The sense of doom around this bout is hard to shake, but perhaps that’s because I’ve watched closer than most while the loveable Scouser’s career has been wrecked by cheating rivals. But Price, the ultimate drugs victim, chasing a showdown with Povetkin, the ultimate drug abuser, belongs only in Hollywood. There one can imagine Price – much like Rocky Balboa in Rocky IV – heroically repelling the Russian’s dastardly fists. In reality, though, the consequences of their bout could be much darker.
Price no doubt feels like he deserves the purse that this bout will generate, and is willing to gamble on scoring the upset because of where victory might take him. But what does it say about the sport of boxing, when Price feels like his last chance at salvaging a career wrecked by drug cheats, is get in the ring and face a serial offender?
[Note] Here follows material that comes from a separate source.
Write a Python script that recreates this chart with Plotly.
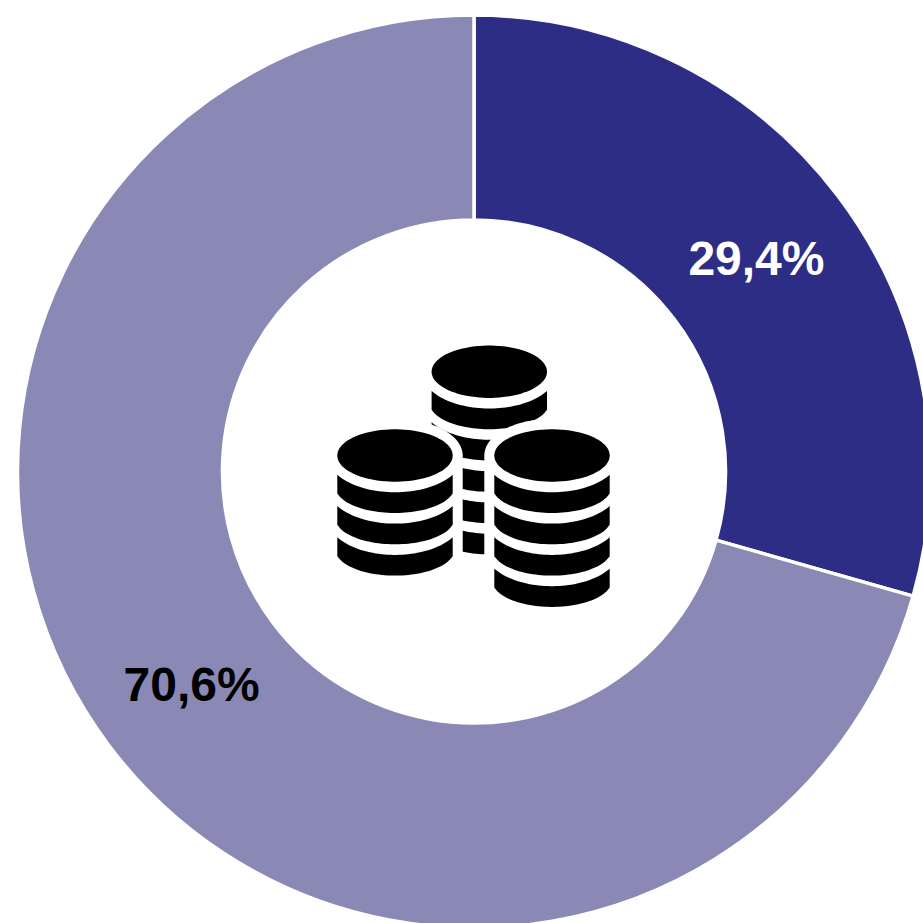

On we go. Just two months after being forced out of a shot at WBC boss Deontay Wilder because he flunked a test for the second time in his career, Luis Ortiz has been confirmed as Wilder’s March 3 challenger in New York. And back in the UK, Tyson Fury is set to make his return after having his suspension lifted following two years out of the ring after being caught in 2015.
Some have suggested that bans have been served so we should live and let live. And I understand that. The fighters, while they should take a look in the mirror for cheating in the first place, should not be blamed for being welcomed back. It is the sport, however, and the people and organisations who govern it, who should be braver. Had just one of Whyte, Browne, Povetkin, Ortiz or Fury been thrown out of boxing for life, it’s unlikely so many would be tempted to follow their lead.